3.10.6 Customized author network

Our proposed tool also includes a customized network graph on each author’s profile page. Figure 18 shows an example of a custom network of an author. Where the author in the discussion is at the center of the network graph. Each node represents other authors in the academic community who either cited or were cited by the current author. With this visualization, we can get a quick insight into the extent of networking of an author in the academic community.

Fig. 18
figure 18

Visualization of author’s custom network in a community

4 Conclusion

This paper proposes ACE 2.0, a comprehensive tool for analyzing and obtaining instant insights about scientific communities. An integrated pipeline is characterized by modules that are each responsible for performing a specific task. Each module of the system utilized state-of-the-art models to detect bibliographic references, analyze sentiment, and identify keywords. Furthermore, we proposed a Semantic index that quantifies the influence of a researcher in a scientific community. To accomplish this goal, the Semantic index has taken into consideration both quantitative and qualitative aspects of citations, as well as the impact of various roles played by researchers within the scientific community.

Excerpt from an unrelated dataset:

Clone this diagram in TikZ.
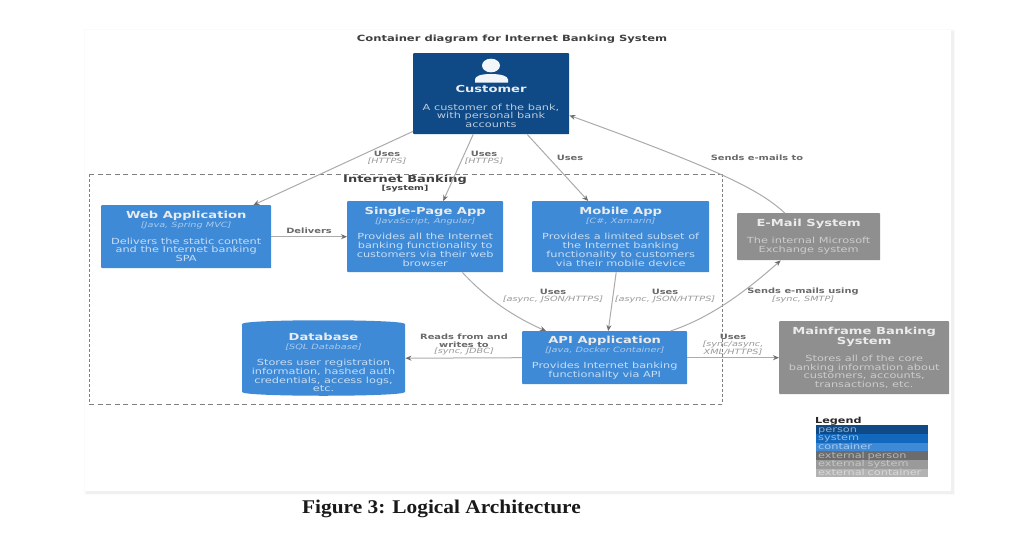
\documentclass[tikz,border=0pt]{standalone}
\usepackage{fontspec}
\setmainfont[FakeStretch=1.35]{DejaVu Sans}
\newfontfamily\capfont[FakeStretch=1.1]{Liberation Serif}
\usetikzlibrary{arrows.meta,calc}
\definecolor{personC}{HTML}{0F4A86}
\definecolor{systemC}{HTML}{1168BD}
\definecolor{contC}{HTML}{3F8AD6}
\definecolor{extpC}{HTML}{6C6C6C}
\definecolor{extC}{HTML}{8F8F8F}
\definecolor{extcC}{HTML}{B3B3B3}
\definecolor{lineC}{HTML}{ABABAB}
\definecolor{tipC}{HTML}{6E6E6E}
\definecolor{labC}{HTML}{6A6A6A}
\definecolor{labI}{HTML}{9A9A9A}
\newcommand{\ttl}[1]{{\fontsize{9.7}{10}\selectfont\bfseries\color{white!92!black}#1}}
\newcommand{\tch}[1]{{\fontsize{7.2}{7}\selectfont\itshape\color{white!55!contC}#1}}
\newcommand{\dsc}[1]{{\fontsize{8.4}{8.4}\selectfont\color{white!72!contC}#1}}
\newcommand{\gdsc}[1]{{\fontsize{8.4}{8.4}\selectfont\color{white!55!extC}#1}}
\tikzset{
  x=1pt,y=-1pt,
  boxbase/.style={anchor=north west,inner sep=0pt,align=center,rounded corners=0.8pt,font=\fontsize{8}{8.8}\selectfont},
  contbox/.style={boxbase,fill=contC},
  extbox/.style={boxbase,fill=extC},
  personbox/.style={boxbase,fill=personC},
  conn/.style={draw=lineC,line width=1pt,-{Stealth[length=6pt,width=5pt,color=tipC]}},
  lab/.style={inner sep=0pt,align=center,text=labC,font=\fontsize{7.3}{8}\selectfont\bfseries},
  labit/.style={inner sep=0pt,align=center,text=labI,font=\fontsize{7.2}{8}\selectfont\itshape},
  legrow/.style={anchor=north west,minimum width=112pt,minimum height=8.7pt,inner sep=0pt,text width=108pt,text height=5.5pt,text depth=0.5pt,font=\fontsize{8.4}{7.2}\selectfont},
  hdash/.style={black!50,line width=0.9pt,dash pattern=on 5pt off 3.5pt},
  vdash/.style={black!50,line width=0.9pt,dash pattern=on 2.5pt off 2.5pt},
}
\begin{document}
\begin{tikzpicture}
\useasboundingbox (0,0) rectangle (1018,544);
\fill[white] (0,0) rectangle (1018,544);
% page shadow
\fill[black!2] (84,29) rectangle (955,495);
\fill[black!6] (86,31) rectangle (954,494);
\fill[white] (85,30) rectangle (951,491);
% title
\node[inner sep=0pt,font=\fontsize{8.55}{9}\selectfont\bfseries,text=black!75] (title) at (512,39) {Container diagram for Internet Banking System};
% system boundary
\draw[hdash] (89,174) -- (722,174);
\draw[hdash] (89,404) -- (722,404);
\draw[vdash] (89,174) -- (89,404);
\draw[vdash] (722,174) -- (722,404);
\node[inner sep=0pt,font=\fontsize{9.6}{10}\selectfont\bfseries,text=black!75] (sysname) at (405,180) {Internet Banking};
\node[inner sep=0pt,font=\fontsize{7}{7}\selectfont\bfseries,text=black!75] (systype) at (405,189) {[system]};
% boxes
\node[personbox,minimum width=156pt,minimum height=81pt] (cust) at (413,53) {};
\node[inner sep=0pt,text=white!92!black,font=\fontsize{9.7}{10}\selectfont\bfseries] (custname) at (491,89) {Customer};
\node[inner sep=0pt,align=center,font=\fontsize{8.4}{8.6}\selectfont,text=white!72!personC] (custdesc) at (491,115.5) {A customer of the bank,\\with personal bank\\accounts};
\fill[white!95!personC] (491,65.5) ellipse (9 and 6.8);
\fill[white!95!personC] (475,82.5) -- (475,79.5) .. controls (475,76) and (481,74) .. (491,74) .. controls (501,74) and (508,76) .. (508,79.5) -- (508,82.5) -- cycle;

\node[contbox,minimum width=170pt,minimum height=63pt] (web) at (101,205) {\ttl{Web Application}\\[0pt]\tch{[Java, Spring MVC]}\\[7.5pt]\dsc{Delivers the static content}\\\dsc{and the Internet banking}\\\dsc{SPA}};
\node[contbox,minimum width=156pt,minimum height=71pt] (spa) at (347,201) {\ttl{Single-Page App}\\[0pt]\tch{[JavaScript, Angular]}\\[7.5pt]\dsc{Provides all the Internet}\\\dsc{banking functionality to}\\\dsc{customers via their web}\\\dsc{browser}};
\node[contbox,minimum width=177pt,minimum height=71pt] (mob) at (532,201) {\ttl{Mobile App}\\[0pt]\tch{[C\#, Xamarin]}\\[7.5pt]\dsc{Provides a limited subset of}\\\dsc{the Internet banking}\\\dsc{functionality to customers}\\\dsc{via their mobile device}};
\node[contbox,minimum width=165pt,minimum height=53pt] (api) at (522,331) {\ttl{API Application}\\[0pt]\tch{[Java, Docker Container]}\\[7.5pt]\dsc{Provides Internet banking}\\\dsc{functionality via API}};
% database
\fill[contC] (242,324) .. controls (242,319) and (405,319) .. (405,324) -- (405,392) .. controls (405,397) and (242,397) .. (242,392) -- cycle;
\node[inner sep=0pt,anchor=north west,minimum width=163pt,minimum height=76pt] (db) at (242,320) {};
\node[inner sep=0pt,align=center,font=\fontsize{8}{8.8}\selectfont] (dbtext) at (323.5,362.5) {\ttl{Database}\\[0pt]\tch{[SQL Database]}\\[7.5pt]\dsc{Stores user registration}\\\dsc{information, hashed auth}\\\dsc{credentials, access logs,}\\\dsc{etc.}};
\node[extbox,minimum width=143pt,minimum height=47pt] (mail) at (737,213) {\ttl{E-Mail System}\\[8pt]\gdsc{The internal Microsoft}\\\gdsc{Exchange system}};
\node[extbox,minimum width=170pt,minimum height=73pt] (main) at (779,321) {\ttl{Mainframe Banking}\\[0pt]\ttl{System}\\[8pt]\gdsc{Stores all of the core}\\\gdsc{banking information about}\\\gdsc{customers, accounts,}\\\gdsc{transactions, etc.}};
% connectors
\draw[conn] ([yshift=3pt]cust.south west) -- ([xshift=-18pt]web.north east);
\draw[conn] ([xshift=-18pt]cust.south) -- ([xshift=18pt]spa.north);
\draw[conn] ([xshift=36pt]cust.south) -- ([xshift=-32.5pt]mob.north);
\draw[conn] ([xshift=-24pt]mail.north) .. controls (760,190) and (720,170) .. ([yshift=19pt]cust.south east);
\draw[conn] (web.east) -- (web.east -| spa.west);
\draw[conn] ([xshift=-41pt]spa.south east) .. controls (485,297) and (512,316) .. ([xshift=24pt]api.north west);
\draw[conn] ([xshift=-4.5pt]mob.south) -- ([xshift=3.5pt]api.north);
\draw[conn] ([xshift=-17pt]api.north east) .. controls (710,318) and (745,292) .. ([xshift=-28pt]mail.south);
\draw[conn] (api.west) -- (db.east);
\draw[conn] (api.east) -- (main.west);
% labels
\node[lab] (l1) at (387,154) {Uses};
\node[labit] (l1b) at (387,161) {[HTTPS]};
\node[lab] (l2) at (484,154) {Uses};
\node[labit] (l2b) at (484,161) {[HTTPS]};
\node[lab] (l3) at (570,158) {Uses};
\node[lab] (l4) at (757,158) {Sends e-mails to};
\node[lab] (l5) at (309,231) {Delivers};
\node[lab] (l6) at (553,292) {Uses};
\node[labit] (l6b) at (553,300) {[async, JSON/HTTPS]};
\node[lab] (l7) at (665,292) {Uses};
\node[labit] (l7b) at (665,300) {[async, JSON/HTTPS]};
\node[lab] (l8) at (803,292) {Sends e-mails using};
\node[labit] (l8b) at (803,300) {[sync, SMTP]};
\node[lab] (l9) at (464,341) {Reads from and\\writes to};
\node[labit] (l9b) at (464,352) {[sync, JDBC]};
\node[lab] (l10) at (733,337) {Uses};
\node[labit] (l10b) at (733,348.5) {[sync/async,\\XML/HTTPS]};
% legend
\node[inner sep=0pt,anchor=west,font=\fontsize{8.3}{9}\selectfont\bfseries,text=black!85] (lt) at (815,421) {Legend};
\node[legrow,fill=personC,text=white!55!personC,align=left] (r1) at (816,425) {person};
\node[legrow,fill=systemC,text=white!55!systemC,align=left] (r2) at (816,433.7) {system};
\node[legrow,fill=contC,text=white!55!contC,align=left] (r3) at (816,442.4) {container};
\node[legrow,fill=extpC,text=white!50!extpC,align=left] (r4) at (816,451.1) {external person};
\node[legrow,fill=extC!90!white,text=white!50!extC,align=left] (r5) at (816,459.8) {external system};
\node[legrow,fill=extcC,text=white!50!extcC,align=left] (r6) at (816,468.5) {external container};
% caption
\node[inner sep=0pt,anchor=west,font=\fontsize{19.4}{22}\capfont\bfseries,text=black!90] (cap) at (302,508.5) {Figure 3: Logical Architecture};
\end{tikzpicture}
\end{document}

Its generic nature and robustness make it an ideal index to mitigate the challenges faced by other indexes. Additionally, ACE 2.0 is capable of automatic digital profiling of all the researchers in the community and is equipped with a diverse visualization engine. With the help of different examples discussed in this paper, we got instant community insights. Using these insights, we were able to identify citation patterns of authors, and interests of the scientific community, which can help us in policing and planning the future direction of the community.